Five Hedin equations where the thin line is $G_0$. The numbers give the space-time variable in general and the letters denote the frequency-momentum ones after Fourier transform in equilibrium. Please note that the $\mp$ sign for Fermi/bosons will be absorbed into closed propagator lines when expanded to get the standard Feynman diagrams.

Figure 2

Expansion of the vertex function (5) up to first-order interaction.

Figure 3

First-order expansion of the polarization function (4) in terms of interaction when using the vertex of Fig. 2.

Figure 4

First-order corrections in $r_s$ to the structure factor according to the denominator (21), (A2) (black, lower lines) and the vertex corrections (24), (25) (red, upper lines) for a cylindrical potential.
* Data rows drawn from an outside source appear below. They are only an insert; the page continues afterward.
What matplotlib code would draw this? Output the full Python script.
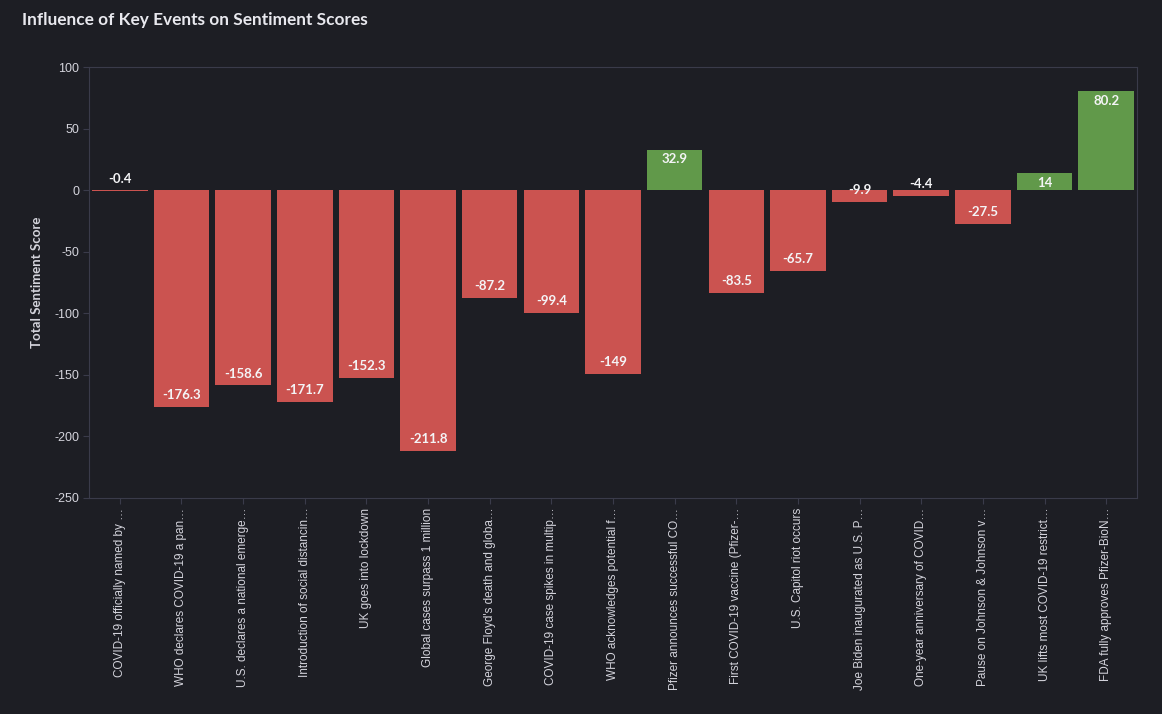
import matplotlib
matplotlib.use("Agg")
import matplotlib.pyplot as plt
import numpy as np

events = [
    "COVID-19 officially named by …",
    "WHO declares COVID-19 a pan…",
    "U.S. declares a national emerge…",
    "Introduction of social distancin…",
    "UK goes into lockdown",
    "Global cases surpass 1 million",
    "George Floyd's death and globa…",
    "COVID-19 case spikes in multip…",
    "WHO acknowledges potential f…",
    "Pfizer announces successful CO…",
    "First COVID-19 vaccine (Pfizer-…",
    "U.S. Capitol riot occurs",
    "Joe Biden inaugurated as U.S. P…",
    "One-year anniversary of COVID…",
    "Pause on Johnson & Johnson v…",
    "UK lifts most COVID-19 restrict…",
    "FDA fully approves Pfizer-BioN…",
]
scores = [-0.4, -176.3, -158.6, -171.7, -152.3, -211.8, -87.2, -99.4, -149,
          32.9, -83.5, -65.7, -9.9, -4.4, -27.5, 14, 80.2]
y_ticks = [-250, -200, -150, -100, -50, 0, 50, 100]

BG = "#1d1e24"
RED = "#cb5350"
GREEN = "#61994a"
FRAME = "#3a3b4a"
TXT = "#d4d4dc"

fig = plt.figure(figsize=(11.62, 7.14), dpi=100, facecolor=BG)
ax = fig.add_axes([89/1162, 1-498/714, (1137-89)/1162, (498-67)/714])
ax.set_facecolor(BG)

x = np.arange(len(scores))
colors = [GREEN if v > 0 else RED for v in scores]
ax.bar(x, scores, width=0.9, color=colors, zorder=2)

ax.set_xlim(-0.5, len(scores) - 0.5)
ax.set_ylim(-250, 100)
ax.set_yticks(y_ticks)
ax.set_yticklabels([str(t) for t in y_ticks], fontsize=9, color=TXT, family="Liberation Sans")
ax.set_xticks(x)
ax.set_xticklabels(events, rotation=90, ha="center", va="top", fontsize=8.5,
                   color=TXT, family="Liberation Sans")
ax.tick_params(axis="both", colors=FRAME, length=4, width=0.8, pad=3)
for lab in ax.get_xticklabels() + ax.get_yticklabels():
    lab.set_color(TXT)

for s in ax.spines.values():
    s.set_color(FRAME)
    s.set_linewidth(0.8)

for xi, v in zip(x, scores):
    label = f"{v:g}"
    off = 8.6 if v < 0 else -7.0
    ax.annotate(label, (xi, v), xytext=(0, off), textcoords="offset points",
                ha="center", va="center", fontsize=9.5, color="#f4f4f6",
                fontweight="bold", family="Lato", zorder=3)

ax.set_ylabel("Total Sentiment Score", fontsize=9.5, fontweight="bold",
              color=TXT, family="Lato", labelpad=8)

fig.text(22/1162, 1-20/714, "Influence of Key Events on Sentiment Scores",
         fontsize=12.4, fontweight="bold", color="#e8e8ee", family="Lato",
         ha="left", va="center")

fig.savefig("out.png", dpi=100, facecolor=BG)
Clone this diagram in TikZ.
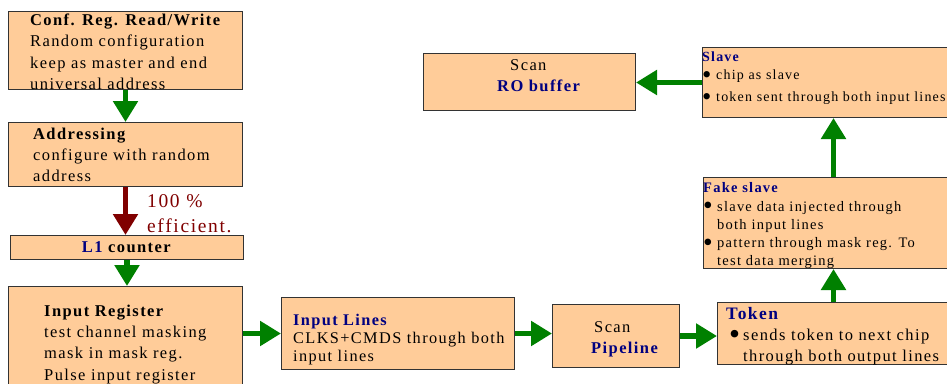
\documentclass[tikz,border=0pt]{standalone}
\usepackage{fontspec}
\setmainfont{Liberation Serif}[LetterSpace=8.5]
\usetikzlibrary{positioning,arrows.meta}
\definecolor{boxfill}{RGB}{255,204,153}
\definecolor{navy}{RGB}{0,0,128}
\definecolor{darkred}{RGB}{128,0,0}
\definecolor{flowgreen}{RGB}{0,128,0}
\tikzset{
box/.style={draw=black!80, fill=boxfill, line width=1pt, rectangle, anchor=north west, inner sep=0pt},
txt/.style={anchor=north west, inner sep=0pt, align=left, font=\fontsize{16.5}{21.3}\selectfont},
small/.style={txt, font=\fontsize{14.5}{18.3}\selectfont},
flow/.style={draw=flowgreen, line width=5.5pt, -{Triangle[length=21pt,width=24pt]}},
hit/.style={flow, draw=darkred},
}
\newcommand\bul{\makebox[14pt][l]{\smash{\raisebox{-3.5pt}{\scalebox{1.9}{\textbullet}}}}}

\begin{document}
\begin{tikzpicture}[x=1pt,y=-1pt]
\useasboundingbox (0,0) rectangle (947,383);
\clip (0,0) rectangle (947,383);
% boxes
\node[box, minimum width=234pt, minimum height=78pt] at (8,11) (conf) {};
\node[box, minimum width=234pt, minimum height=64pt] at (8,122) (addr) {};
\node[box, minimum width=233pt, minimum height=24pt] at (10,235) (l1) {};
\node[box, minimum width=234pt, minimum height=114pt] at (8,286) (inreg) {};
\node[box, minimum width=233pt, minimum height=72pt] at (281,297) (inlines) {};
\node[box, minimum width=127pt, minimum height=63pt] at (552,304) (pipe) {};
\node[box, minimum width=232pt, minimum height=62pt] at (717,302) (token) {};
\node[box, minimum width=260pt, minimum height=91pt] at (703,177) (fake) {};
\node[box, minimum width=262pt, minimum height=70pt] at (702,47) (slave) {};
\node[box, minimum width=212pt, minimum height=57pt] at (423,53) (robuf) {};
% texts
\node[txt] at ([shift={(22,2.6)}]conf.north west) (conftxt) {\textbf{Conf. Reg. Read/Write}\\Random configuration\\keep as master and end\\universal address};
\node[txt] at ([shift={(25,5.6)}]addr.north west) (addrtxt) {\textbf{Addressing}\\configure with random\\address};
\node[txt, anchor=center] at (l1) (l1txt) {\textbf{\textcolor{navy}{L1} counter}};
\node[txt] at ([shift={(36,18.6)}]inreg.north west) (inregtxt) {\textbf{Input Register}\\test channel masking\\mask in mask reg.\\Pulse input register};
\node[txt, font=\fontsize{16.3}{18}\selectfont] at ([shift={(12,17)}]inlines.north west) (inlinestxt) {\textbf{\textcolor{navy}{Input Lines}}\\CLKS+CMDS through both\\input lines};
\node[txt] at ([shift={(39,17)}]pipe.north west) (pipetxt) {\hspace*{3pt}Scan\\\textbf{\textcolor{navy}{Pipeline}}};
\node[txt] at ([shift={(74,6)}]robuf.north west) (robuftxt) {\hspace*{13pt}Scan\\\textbf{\textcolor{navy}{RO buffer}}};
\node[txt, font=\fontsize{14}{18}\selectfont] at ([shift={(0,4.8)}]slave.north west) (slavetxt) {\textbf{\textcolor{navy}{Slave}}\\\bul chip as slave\\[4pt]\bul token sent through both input lines};
\node[small] at ([shift={(0,5.5)}]fake.north west) (faketxt) {\textbf{\textcolor{navy}{Fake slave}}\\\bul slave data injected through\\\hspace*{14pt}both input lines\\\bul pattern through mask reg. To\\\hspace*{14pt}test data merging};
\node[txt] at ([shift={(9,5)}]token.north west) (tokentxt) {\textbf{\textcolor{navy}{\fontsize{17.5}{21}\selectfont Token}}\\\hspace*{3pt}\bul sends token to next chip\\\hspace*{17pt}through both output lines};
\node[txt, font=\fontsize{19.5}{25}\selectfont, text=darkred] at (147,194) (eff) {100 \%\\efficient.};
% flow
\path
(conf.south) edge[flow] (addr.north)
(addr.south) edge[hit] (addr.south |- l1.north)
(l1.south) edge[flow] (l1.south |- inreg.north)
(inreg.east |- inlines.west) edge[flow] (inlines.west)
(inlines.east) edge[flow] (inlines.east -| pipe.west)
(pipe.east) edge[flow] (pipe.east -| token.west)
(token.north) edge[flow] (token.north |- fake.south)
(fake.north) edge[flow] (fake.north |- slave.south)
(slave.west) edge[flow] (slave.west -| robuf.east);
\end{tikzpicture}
\end{document}
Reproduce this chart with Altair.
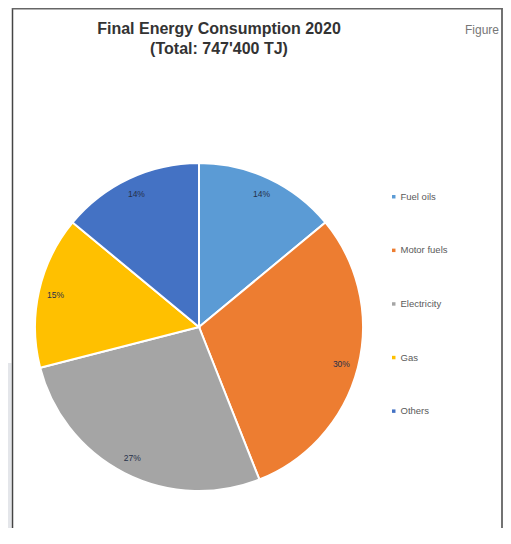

The sum of both corrections is nearly independent of $b$ (blue, middle line) and visually not distinguishable.

Figure 5

Interaction-free pair-correlation function, $g_0$, which is the high-density limit (28) together with the ones from RPA (10), and the first-order expansion (27) in cylindrical potential with thickness parameter $b=0.1$.

Figure 6

Pair-correlation function $g\left(r\right)$ with first order in $r_s$ including the vertex correction is plotted as a function of $r$ at several densities and compared with recent quantum Monte Carlo (QMC) simulation data [19].